There are many kinds of wood borers that can affect oak trees. Longhorn beetles are just one general group. Treatments for borers are time-critical. The spray treatments must be made at specific times for best effect. The adult insect emerges from the tree, mates and then lays eggs. The eggs hatch and the larvae then tunnel through the bark to the wood. To be effective, the insecticides must be on the bark just prior to the egg laying. The tiny larvae then have to chew through the insecticide, and never make it inside the tree. Once they get inside the bark, there is little that can be done to control them. Injections are expensive, and only partially effective. Ask for a positive identification of the insect and reference on what the proper timing of the treatments should be. If the answers aren’t forthcoming, you may have the wrong arborist.
Hypoxylon canker is a fungus disease of the bark, and is somewhat common on oaks.
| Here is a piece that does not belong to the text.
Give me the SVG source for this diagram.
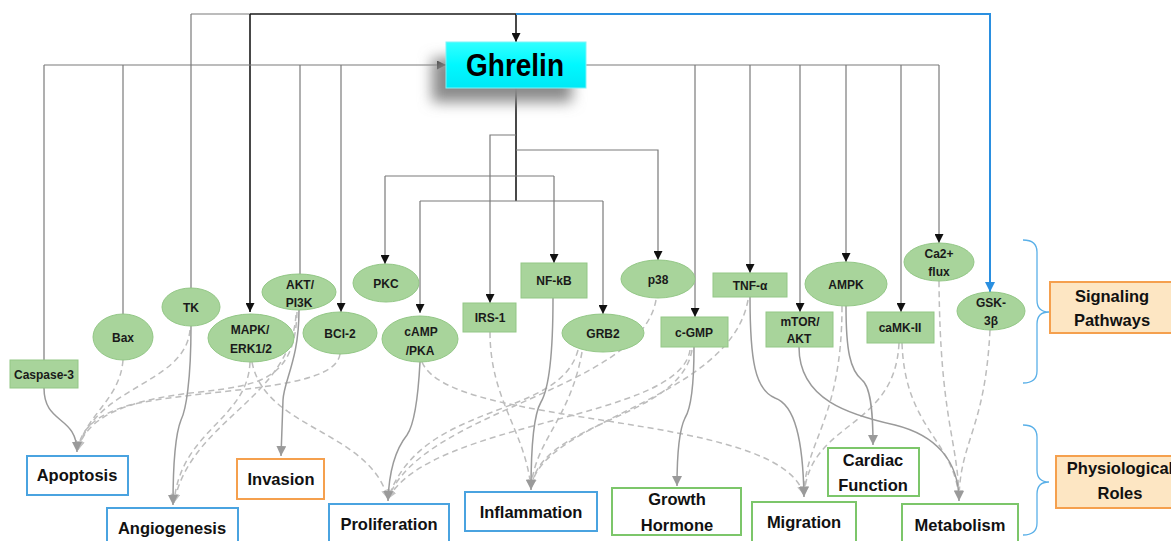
<svg xmlns="http://www.w3.org/2000/svg" width="1171" height="541" viewBox="0 0 1171 541">
<style>
.ln{fill:none;stroke:#7a7a7a;stroke-width:1.2}
.bk{fill:none;stroke:#1a1a1a;stroke-width:1.6}
.bl{fill:none;stroke:#2a8fe0;stroke-width:2}
.so{fill:none;stroke:#9a9a9a;stroke-width:1.5}
.da{fill:none;stroke:#bdbdbd;stroke-width:1.5;stroke-dasharray:6 4}
.nd{fill:#a8d49b;stroke:#93c786;stroke-width:1}
.nt{font-family:"Liberation Sans",Arial,sans-serif;font-weight:bold;font-size:12px;fill:#1a1a1a;text-anchor:middle}
.rt{font-family:"Liberation Sans",Arial,sans-serif;font-weight:bold;font-size:16.5px;fill:#111;text-anchor:middle}
.rb{fill:#fff;stroke-width:2}
.blu{stroke:#4aa3e0}
.org{stroke:#f5a04e}
.grn{stroke:#7cc66a}
.brace{fill:none;stroke:#5ab0e8;stroke-width:1.3}
</style>
<defs>
<marker id="ab" viewBox="0 0 10 10" refX="10" refY="5" markerWidth="9" markerHeight="9" orient="auto" markerUnits="userSpaceOnUse"><path d="M0,0L10,5L0,10z" fill="#111"/></marker>
<marker id="ag" viewBox="0 0 10 10" refX="10" refY="5" markerWidth="10" markerHeight="10" orient="auto" markerUnits="userSpaceOnUse"><path d="M0,0L10,5L0,10z" fill="#9a9a9a"/></marker>
<marker id="ad" viewBox="0 0 10 10" refX="10" refY="5" markerWidth="9" markerHeight="9" orient="auto" markerUnits="userSpaceOnUse"><path d="M0,0L10,5L0,10z" fill="#c4c4c4"/></marker>
<marker id="abl" viewBox="0 0 10 10" refX="10" refY="5" markerWidth="10" markerHeight="10" orient="auto" markerUnits="userSpaceOnUse"><path d="M0,0L10,5L0,10z" fill="#2a8fe0"/></marker>
<filter id="sh" x="-40%" y="-40%" width="180%" height="200%"><feGaussianBlur stdDeviation="7"/></filter>
<linearGradient id="cy" x1="0" y1="0" x2="0" y2="1"><stop offset="0" stop-color="#33ffff"/><stop offset="0.5" stop-color="#00f8ff"/><stop offset="1" stop-color="#00e8f5"/></linearGradient>
</defs>
<rect width="1171" height="541" fill="#fff"/>

<g id="connectors">
<!-- top trunks -->
<path class="ln" d="M191,14H250"/>
<path class="ln" d="M191,14V288"/>
<path class="bk" d="M250,14H516"/>
<path class="bk" d="M516,14V42" marker-end="url(#ab)"/>
<path class="bk" d="M250,14V312" marker-end="url(#ab)"/>
<path class="bl" d="M516,14H990V292" marker-end="url(#abl)"/>
<path class="ln" d="M44,65H446" marker-end="url(#ab)"/>
<path class="ln" d="M44,65V360"/>
<path class="ln" d="M123,65V314"/>
<path class="ln" d="M300,65V274"/>
<path class="ln" d="M341,65V312" marker-end="url(#ab)"/>
<path class="ln" d="M586,65H939"/>
<path class="ln" d="M695,65V317" marker-end="url(#ab)"/>
<path class="ln" d="M750,65V273" marker-end="url(#ab)"/>
<path class="ln" d="M800,65V312" marker-end="url(#ab)"/>
<path class="ln" d="M846,65V262" marker-end="url(#ab)"/>
<path class="ln" d="M901,65V312" marker-end="url(#ab)"/>
<path class="ln" d="M939,65V243" marker-end="url(#ab)"/>
<path class="bk" d="M516,88V201"/>
<path class="ln" d="M516,135H490V303" marker-end="url(#ab)"/>
<path class="ln" d="M516,150H658V260" marker-end="url(#ab)"/>
<path class="ln" d="M385,176H554"/>
<path class="ln" d="M385,176V264" marker-end="url(#ab)"/>
<path class="ln" d="M554,176V263" marker-end="url(#ab)"/>
<path class="ln" d="M420,201H603"/>
<path class="ln" d="M420,201V313" marker-end="url(#ab)"/>
<path class="ln" d="M603,201V314" marker-end="url(#ab)"/>

<!-- dashed -->
<path class="da" d="M123,360C120,400 85,415 78,450" marker-end="url(#ad)"/>
<path class="da" d="M190,330C185,385 95,385 78,450" marker-end="url(#ad)"/>
<path class="da" d="M297,312C295,380 260,385 200,392C120,400 85,420 78,450" marker-end="url(#ad)"/>
<path class="da" d="M340,354C335,392 200,388 130,405C95,415 80,430 78,450" marker-end="url(#ad)"/>
<path class="da" d="M250,362C248,420 180,430 174,503" marker-end="url(#ad)"/>
<path class="da" d="M296,315C290,400 190,420 174,503" marker-end="url(#ad)"/>
<path class="da" d="M252,362C265,430 370,430 388,499" marker-end="url(#ad)"/>
<path class="da" d="M578,350C560,420 420,400 388,499" marker-end="url(#ad)"/>
<path class="da" d="M656,300C640,390 420,410 388,499" marker-end="url(#ad)"/>
<path class="da" d="M690,350C680,420 430,420 388,499" marker-end="url(#ad)"/>
<path class="da" d="M490,332C490,400 525,430 531,488" marker-end="url(#ad)"/>
<path class="da" d="M582,352C570,420 535,440 531,488" marker-end="url(#ad)"/>
<path class="da" d="M692,350C680,420 540,420 531,488" marker-end="url(#ad)"/>
<path class="da" d="M748,300C730,400 540,420 531,488" marker-end="url(#ad)"/>
<path class="da" d="M422,362C450,430 780,410 804,495" marker-end="url(#ad)"/>
<path class="da" d="M842,306C842,420 805,440 804,495" marker-end="url(#ad)"/>
<path class="da" d="M899,343C895,430 810,420 804,495" marker-end="url(#ad)"/>
<path class="da" d="M902,343C905,430 955,440 959,499" marker-end="url(#ad)"/>
<path class="da" d="M939,281C940,420 958,440 959,499" marker-end="url(#ad)"/>
<path class="da" d="M990,330C985,430 960,440 959,499" marker-end="url(#ad)"/>

<!-- solid -->
<path class="so" d="M44,388C44,425 77,415 77,452" marker-end="url(#ag)"/>
<path class="so" d="M191,326C191,380 186,410 181,420C175,435 173,470 173,505" marker-end="url(#ag)"/>
<path class="so" d="M299,310C299,360 284,380 283,400L281,456" marker-end="url(#ag)"/>
<path class="so" d="M420,362C418,400 414,425 407,435C395,450 389,470 388,501" marker-end="url(#ag)"/>
<path class="so" d="M553,298C553,360 548,390 541,402C534,414 531,450 531,490" marker-end="url(#ag)"/>
<path class="so" d="M694,347C694,390 690,410 685,418C679,430 677,460 677,486" marker-end="url(#ag)"/>
<path class="so" d="M750,297C750,360 755,390 775,398C795,405 803,440 804,497" marker-end="url(#ag)"/>
<path class="so" d="M846,306C846,350 850,370 862,380C872,388 873,420 873,445" marker-end="url(#ag)"/>
<path class="so" d="M799,347C799,400 850,415 895,425C935,435 959,460 959,501" marker-end="url(#ag)"/>
</g>

<g id="braces">
<path class="brace" d="M1023,240Q1037,240 1037,252L1037,300Q1037,312 1049,312Q1037,312 1037,324L1037,371Q1037,383 1023,383"/>
<path class="brace" d="M1023,425Q1037,425 1037,437L1037,470Q1037,482 1049,482Q1037,482 1037,494L1037,523Q1037,535 1023,535"/>
</g>

<g id="ghrelin">
<rect x="432" y="58" width="140" height="44" fill="#8a8a8a" filter="url(#sh)"/>
<rect x="446" y="42" width="140" height="46" fill="url(#cy)" stroke="#7ff3f7" stroke-width="1"/>
<text x="515" y="76" font-family="Liberation Sans,Arial,sans-serif" font-weight="bold" font-size="32" textLength="98" lengthAdjust="spacingAndGlyphs" text-anchor="middle" fill="#000">Ghrelin</text>
</g>

<g id="caspase3"><rect class="nd" x="10" y="360" width="68" height="28"/><text class="nt" x="44" y="379">Caspase-3</text></g>
<g id="bax"><ellipse class="nd" cx="123" cy="337" rx="30" ry="23"/><text class="nt" x="123" y="342">Bax</text></g>
<g id="tk"><ellipse class="nd" cx="191" cy="307" rx="29" ry="19"/><text class="nt" x="191" y="312">TK</text></g>
<g id="mapk"><ellipse class="nd" cx="251" cy="338" rx="43" ry="24"/><text class="nt" x="250" y="334">MAPK/</text><text class="nt" x="251" y="353">ERK1/2</text></g>
<g id="akt-pi3k"><ellipse class="nd" cx="299" cy="292" rx="37" ry="18"/><text class="nt" x="300" y="289">AKT/</text><text class="nt" x="299" y="307">PI3K</text></g>
<g id="bcl2"><ellipse class="nd" cx="340" cy="333" rx="37" ry="21"/><text class="nt" x="340" y="338">BCl-2</text></g>
<g id="pkc"><ellipse class="nd" cx="386" cy="283" rx="33" ry="19"/><text class="nt" x="386" y="288">PKC</text></g>
<g id="camp"><ellipse class="nd" cx="420" cy="339" rx="38" ry="23"/><text class="nt" x="421" y="336">cAMP</text><text class="nt" x="420" y="355">/PKA</text></g>
<g id="irs1"><rect class="nd" x="463" y="303" width="53" height="29"/><text class="nt" x="490" y="322">IRS-1</text></g>
<g id="nfkb"><rect class="nd" x="521" y="263" width="66" height="35"/><text class="nt" x="554" y="285">NF-kB</text></g>
<g id="grb2"><ellipse class="nd" cx="603" cy="333" rx="41" ry="19"/><text class="nt" x="603" y="338">GRB2</text></g>
<g id="p38"><ellipse class="nd" cx="658" cy="279" rx="37" ry="19"/><text class="nt" x="658" y="284">p38</text></g>
<g id="cgmp"><rect class="nd" x="661" y="317" width="67" height="30"/><text class="nt" x="694" y="337">c-GMP</text></g>
<g id="tnfa"><rect class="nd" x="713" y="273" width="74" height="24"/><text class="nt" x="750" y="290">TNF-α</text></g>
<g id="mtor"><rect class="nd" x="766" y="312" width="67" height="35"/><text class="nt" x="800" y="326">mTOR/</text><text class="nt" x="799" y="343">AKT</text></g>
<g id="ampk"><ellipse class="nd" cx="846" cy="284" rx="41" ry="22"/><text class="nt" x="846" y="289">AMPK</text></g>
<g id="camk2"><rect class="nd" x="867" y="312" width="67" height="31"/><text class="nt" x="900" y="332">caMK-II</text></g>
<g id="ca2flux"><ellipse class="nd" cx="939" cy="262" rx="35" ry="19"/><text class="nt" x="939" y="258">Ca2+</text><text class="nt" x="939" y="276">flux</text></g>
<g id="gsk3b"><ellipse class="nd" cx="991" cy="311" rx="34" ry="19"/><text class="nt" x="991" y="307">GSK-</text><text class="nt" x="991" y="325">3β</text></g>

<g id="apoptosis"><rect class="rb blu" x="27" y="456" width="101" height="39"/><text class="rt" x="77" y="481">Apoptosis</text></g>
<g id="angiogenesis"><rect class="rb blu" x="107" y="508" width="131" height="40"/><text class="rt" x="172" y="534">Angiogenesis</text></g>
<g id="invasion"><rect class="rb org" x="237" y="459" width="87" height="40"/><text class="rt" x="281" y="485">Invasion</text></g>
<g id="proliferation"><rect class="rb blu" x="329" y="504" width="120" height="44"/><text class="rt" x="389" y="530">Proliferation</text></g>
<g id="inflammation"><rect class="rb blu" x="465" y="492" width="132" height="39"/><text class="rt" x="531" y="518">Inflammation</text></g>
<g id="growth-hormone"><rect class="rb grn" x="612" y="488" width="129" height="47"/><text class="rt" x="677" y="505">Growth</text><text class="rt" x="677" y="531">Hormone</text></g>
<g id="migration"><rect class="rb grn" x="752" y="502" width="104" height="46"/><text class="rt" x="804" y="528">Migration</text></g>
<g id="cardiac-function"><rect class="rb grn" x="828" y="448" width="91" height="48"/><text class="rt" x="873" y="466">Cardiac</text><text class="rt" x="873" y="491">Function</text></g>
<g id="metabolism"><rect class="rb grn" x="902" y="504" width="116" height="44"/><text class="rt" x="960" y="531">Metabolism</text></g>

<g id="signaling-pathways"><rect x="1050" y="282" width="126" height="51" fill="#fde6c3" stroke="#f5a04e" stroke-width="2"/><text class="rt" x="1112" y="302">Signaling</text><text class="rt" x="1112" y="326">Pathways</text></g>
<g id="physiological-roles"><rect x="1056" y="456" width="120" height="52" fill="#fde6c3" stroke="#f5a04e" stroke-width="2"/><text class="rt" x="1120" y="474">Physiological</text><text class="rt" x="1120" y="499">Roles</text></g>
</svg>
It is usually considered to be a secondary infection, meaning it infects trees that are weakened by some other factor. (The borers are also usually secondary pests.) Drought, heat or other climatic conditions are often the factors that start the process. To have an effective program, you need to know all of the things that are affecting the tree, so you can plan the best approach to managing the trees.
There are no chemical treatments for hypoxylon or other bark diseases. Spraying will have no effect. Heavy infections on specific branchs can be pruned out to limit spread, but that can also disfigure the tree. Although not highly aggressive, the disease can kill limbs and branches, and even whole trees if it gets bad enough.
What you really need is a full management program. That does not mean it has to be excessively expensive, though. You just need to know what the problems are, not just the symptoms. Watering or basic soil treatments may do more for the health of the trees than spraying a lot of chemicals around. In any event, 40 acres is a lot of spraying.
You should be able to get some help locally by contacting your Cooperative Extension office. Look in the county or state listing in the phone book. At least they should be able to help with identification of the borers, and give you information on treatments materials and timing. They may also know of any other types of problems that might be affecting your trees.